What is Shinshu?

真宗大谷派の思想を批判するブログ。批判とは、否定ではなく「なぜそのような考え方をするのか」「なぜそれが正しいのか間違っているのか」を論じること。

高度経済成長期から更新されない「現代」

今回は2019年1月号の「ともしび」の〈聞〉のコーナーに書かれていた「『現代の聖典』に思う」(花山孝介)について批評したい。しかし、特に新しい考えをいうつもりはない。いつも思っていることを書こうと思う。

 私たちが求める幸せとは、何を根拠にしているのか。考えてみれば私たちは、自己関心の延長上に期待する理想をひたすら追い求めているだけではなかろうか。具体的には、便利さと快適さと合理的な生活の中で、自分だけの満足を求めているに過ぎないのではないだろうか。
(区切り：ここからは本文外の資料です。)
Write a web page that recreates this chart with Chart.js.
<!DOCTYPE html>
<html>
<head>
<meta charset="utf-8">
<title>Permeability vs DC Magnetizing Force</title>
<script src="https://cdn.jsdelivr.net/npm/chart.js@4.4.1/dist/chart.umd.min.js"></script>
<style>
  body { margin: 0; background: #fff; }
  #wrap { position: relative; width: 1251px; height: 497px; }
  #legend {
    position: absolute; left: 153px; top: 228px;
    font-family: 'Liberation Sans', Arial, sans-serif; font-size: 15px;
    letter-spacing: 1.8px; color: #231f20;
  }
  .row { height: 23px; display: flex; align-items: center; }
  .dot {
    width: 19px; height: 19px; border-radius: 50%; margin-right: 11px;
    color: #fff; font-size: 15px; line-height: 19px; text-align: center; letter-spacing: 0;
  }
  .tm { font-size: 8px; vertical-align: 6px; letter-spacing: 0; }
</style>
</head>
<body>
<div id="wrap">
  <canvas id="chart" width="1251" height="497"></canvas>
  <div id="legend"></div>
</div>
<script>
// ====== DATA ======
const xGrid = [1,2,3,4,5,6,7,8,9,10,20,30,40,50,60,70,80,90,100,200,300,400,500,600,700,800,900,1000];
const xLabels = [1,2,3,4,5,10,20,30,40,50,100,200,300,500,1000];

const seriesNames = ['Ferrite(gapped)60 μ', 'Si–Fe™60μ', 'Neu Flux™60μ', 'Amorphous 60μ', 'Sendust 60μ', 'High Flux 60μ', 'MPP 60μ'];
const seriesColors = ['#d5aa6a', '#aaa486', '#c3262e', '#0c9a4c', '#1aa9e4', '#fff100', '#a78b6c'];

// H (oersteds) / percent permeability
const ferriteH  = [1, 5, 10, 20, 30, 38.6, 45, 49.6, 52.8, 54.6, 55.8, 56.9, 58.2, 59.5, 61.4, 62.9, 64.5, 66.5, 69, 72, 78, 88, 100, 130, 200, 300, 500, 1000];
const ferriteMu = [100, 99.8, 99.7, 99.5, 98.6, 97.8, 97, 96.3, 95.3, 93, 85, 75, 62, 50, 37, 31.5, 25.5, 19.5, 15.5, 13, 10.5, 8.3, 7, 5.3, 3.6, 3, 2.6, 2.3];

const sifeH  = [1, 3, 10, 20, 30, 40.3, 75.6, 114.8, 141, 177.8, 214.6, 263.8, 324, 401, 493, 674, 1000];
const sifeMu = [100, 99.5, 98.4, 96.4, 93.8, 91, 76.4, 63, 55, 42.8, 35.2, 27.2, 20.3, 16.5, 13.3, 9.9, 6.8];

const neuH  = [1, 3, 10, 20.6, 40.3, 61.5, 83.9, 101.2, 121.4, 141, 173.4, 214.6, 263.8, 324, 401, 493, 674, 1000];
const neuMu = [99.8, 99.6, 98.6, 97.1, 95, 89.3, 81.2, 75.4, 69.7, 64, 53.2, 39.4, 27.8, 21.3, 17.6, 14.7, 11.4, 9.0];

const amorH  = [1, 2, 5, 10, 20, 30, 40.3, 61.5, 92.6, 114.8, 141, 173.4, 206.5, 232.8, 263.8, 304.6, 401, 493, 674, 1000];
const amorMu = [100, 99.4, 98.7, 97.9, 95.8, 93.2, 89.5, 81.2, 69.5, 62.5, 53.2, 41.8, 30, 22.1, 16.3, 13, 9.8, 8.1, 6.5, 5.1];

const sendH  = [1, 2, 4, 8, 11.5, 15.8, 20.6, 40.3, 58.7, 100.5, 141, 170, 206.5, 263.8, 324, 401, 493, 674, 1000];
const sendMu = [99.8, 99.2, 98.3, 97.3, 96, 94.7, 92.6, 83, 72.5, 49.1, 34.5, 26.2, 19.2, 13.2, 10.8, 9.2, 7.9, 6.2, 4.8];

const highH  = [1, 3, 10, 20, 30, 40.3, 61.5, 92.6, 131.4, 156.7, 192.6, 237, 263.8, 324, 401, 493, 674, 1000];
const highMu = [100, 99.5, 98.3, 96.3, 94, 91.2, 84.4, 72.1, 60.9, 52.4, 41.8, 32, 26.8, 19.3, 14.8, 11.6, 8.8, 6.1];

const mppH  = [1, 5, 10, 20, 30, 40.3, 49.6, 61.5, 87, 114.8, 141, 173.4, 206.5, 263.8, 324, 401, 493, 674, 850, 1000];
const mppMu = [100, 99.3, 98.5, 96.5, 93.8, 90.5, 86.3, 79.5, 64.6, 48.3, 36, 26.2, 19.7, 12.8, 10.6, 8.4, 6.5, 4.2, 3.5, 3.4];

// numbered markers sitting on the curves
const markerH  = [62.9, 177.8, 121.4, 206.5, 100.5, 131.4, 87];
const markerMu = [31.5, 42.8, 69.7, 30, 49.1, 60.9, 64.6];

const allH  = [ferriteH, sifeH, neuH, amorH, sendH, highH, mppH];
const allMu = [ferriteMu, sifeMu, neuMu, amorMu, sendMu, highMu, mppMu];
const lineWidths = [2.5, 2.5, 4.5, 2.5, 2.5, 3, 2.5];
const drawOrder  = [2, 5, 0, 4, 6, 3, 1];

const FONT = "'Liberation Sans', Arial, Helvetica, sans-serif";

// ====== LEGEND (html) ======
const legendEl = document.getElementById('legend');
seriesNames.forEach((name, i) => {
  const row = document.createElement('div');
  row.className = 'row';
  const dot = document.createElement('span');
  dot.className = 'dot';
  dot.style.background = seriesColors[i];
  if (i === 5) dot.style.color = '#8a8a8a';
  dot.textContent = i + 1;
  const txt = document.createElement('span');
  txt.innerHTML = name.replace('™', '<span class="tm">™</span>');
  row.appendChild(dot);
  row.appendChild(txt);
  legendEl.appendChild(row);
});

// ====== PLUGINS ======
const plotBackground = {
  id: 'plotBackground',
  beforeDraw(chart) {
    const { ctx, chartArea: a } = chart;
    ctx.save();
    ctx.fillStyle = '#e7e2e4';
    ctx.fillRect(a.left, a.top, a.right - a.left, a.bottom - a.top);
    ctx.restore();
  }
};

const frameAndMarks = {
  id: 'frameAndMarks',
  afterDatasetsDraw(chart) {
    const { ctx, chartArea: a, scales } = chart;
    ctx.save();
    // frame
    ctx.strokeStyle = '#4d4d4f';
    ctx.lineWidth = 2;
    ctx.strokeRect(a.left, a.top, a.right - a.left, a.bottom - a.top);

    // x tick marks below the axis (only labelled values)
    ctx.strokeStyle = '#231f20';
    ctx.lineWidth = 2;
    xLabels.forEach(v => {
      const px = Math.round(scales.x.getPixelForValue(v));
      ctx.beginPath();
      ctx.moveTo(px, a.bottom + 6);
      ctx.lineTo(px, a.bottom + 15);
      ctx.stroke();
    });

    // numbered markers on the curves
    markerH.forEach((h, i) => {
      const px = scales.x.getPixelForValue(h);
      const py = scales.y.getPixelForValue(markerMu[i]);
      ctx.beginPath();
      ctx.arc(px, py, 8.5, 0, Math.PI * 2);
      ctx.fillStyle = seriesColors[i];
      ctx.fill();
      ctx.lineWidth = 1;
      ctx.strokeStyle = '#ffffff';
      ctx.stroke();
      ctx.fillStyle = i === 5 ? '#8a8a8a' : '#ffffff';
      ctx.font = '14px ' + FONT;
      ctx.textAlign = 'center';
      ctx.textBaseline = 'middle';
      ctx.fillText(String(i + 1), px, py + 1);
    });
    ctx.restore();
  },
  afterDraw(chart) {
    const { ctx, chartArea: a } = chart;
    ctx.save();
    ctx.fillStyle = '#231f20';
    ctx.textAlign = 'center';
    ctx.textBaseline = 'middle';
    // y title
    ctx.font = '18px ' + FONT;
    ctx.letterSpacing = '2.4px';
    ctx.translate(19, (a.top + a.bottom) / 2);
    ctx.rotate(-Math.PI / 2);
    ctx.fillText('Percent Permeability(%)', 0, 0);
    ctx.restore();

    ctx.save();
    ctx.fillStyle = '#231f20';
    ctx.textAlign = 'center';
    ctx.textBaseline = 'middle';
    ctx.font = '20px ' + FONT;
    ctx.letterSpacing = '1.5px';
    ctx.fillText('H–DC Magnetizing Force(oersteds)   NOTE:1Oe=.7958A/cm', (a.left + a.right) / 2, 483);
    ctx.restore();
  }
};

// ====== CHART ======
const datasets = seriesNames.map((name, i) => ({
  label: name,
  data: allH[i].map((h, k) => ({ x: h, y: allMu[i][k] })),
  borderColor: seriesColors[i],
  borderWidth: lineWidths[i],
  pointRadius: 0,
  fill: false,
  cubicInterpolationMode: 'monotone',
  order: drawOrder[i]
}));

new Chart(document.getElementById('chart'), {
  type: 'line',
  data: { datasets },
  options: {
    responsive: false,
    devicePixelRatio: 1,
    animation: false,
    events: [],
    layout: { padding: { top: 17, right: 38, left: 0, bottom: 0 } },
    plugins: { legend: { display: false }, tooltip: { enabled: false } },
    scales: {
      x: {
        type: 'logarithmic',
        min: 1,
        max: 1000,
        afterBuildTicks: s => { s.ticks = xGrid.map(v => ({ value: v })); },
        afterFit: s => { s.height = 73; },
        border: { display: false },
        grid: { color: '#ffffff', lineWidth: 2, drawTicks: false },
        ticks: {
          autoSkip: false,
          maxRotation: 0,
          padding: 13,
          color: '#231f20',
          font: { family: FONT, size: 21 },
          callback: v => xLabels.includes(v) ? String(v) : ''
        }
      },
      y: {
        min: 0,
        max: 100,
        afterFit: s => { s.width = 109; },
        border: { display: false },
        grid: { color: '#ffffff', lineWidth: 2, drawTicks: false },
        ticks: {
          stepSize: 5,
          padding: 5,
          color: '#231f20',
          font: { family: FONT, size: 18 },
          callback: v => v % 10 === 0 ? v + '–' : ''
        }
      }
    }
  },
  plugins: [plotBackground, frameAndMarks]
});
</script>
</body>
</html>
しかし、どれだけ人間の願望を延長しようとも、人間の思いの領域を出ることはない。 

同朋会運動が盛んだった時期というと、それはちょうど高度経済成長期だったはずだが、それはみんなが経済の成長に沿って欲望と理想の実現に向けて生きていた時代だった。そんな時代だからこそ、上記のような思想は際立ち、人々を感化させてきたのではないだろうか。

しかし、今は事情が異なる。自己関心の延長上に期待する理想をひたすら追い求める人はあまりいない。そんなのは月に行こうとしているZOZOTOWNの社長、それともアメリカ第一主義を叫ぶドナルド・トランプくらいだろうか。殆どの人々の望みの中には、人間の愚かな願望とは言い切れない程のささやかさと切なさがある。『現代の聖典』なんて言いつつ「現代」という時代を考えないのが常識となってしまったが、そろそろ更新するべきだ。

そしてもう一点「人間の願望の延長」ではないような信仰とはどのようなものなのか、私はいつもわからなくなる。それは同朋会運動的な主体的な信仰を本当に意味するのだろうか。特別な信仰を持った人々が、門徒の中でも特別な人間として、学習会や聞法会に偉そうな顔で出席し、時には得度を受けたり教師資格をとったりする。それは「特別な人間でありたい」という極めて人間的な幸福でしかない。親鸞はもっと人間の心を見抜いた鋭い教えを説いている筈である。だからこそ、人間は信心を「いただく」しかないし、それはもはや人間の意識を超えたものでしかないと私は思う。

 

  • 余談

東本願寺日曜講演のタイトルのなかに「衆生滅尽––本当に私たちは人間として生きえているのか––」というものがあった。宗教的脅迫、そんな言葉が頭に浮かんでしまう。「私たち」ではなく、まずは「私」にして頂きたい。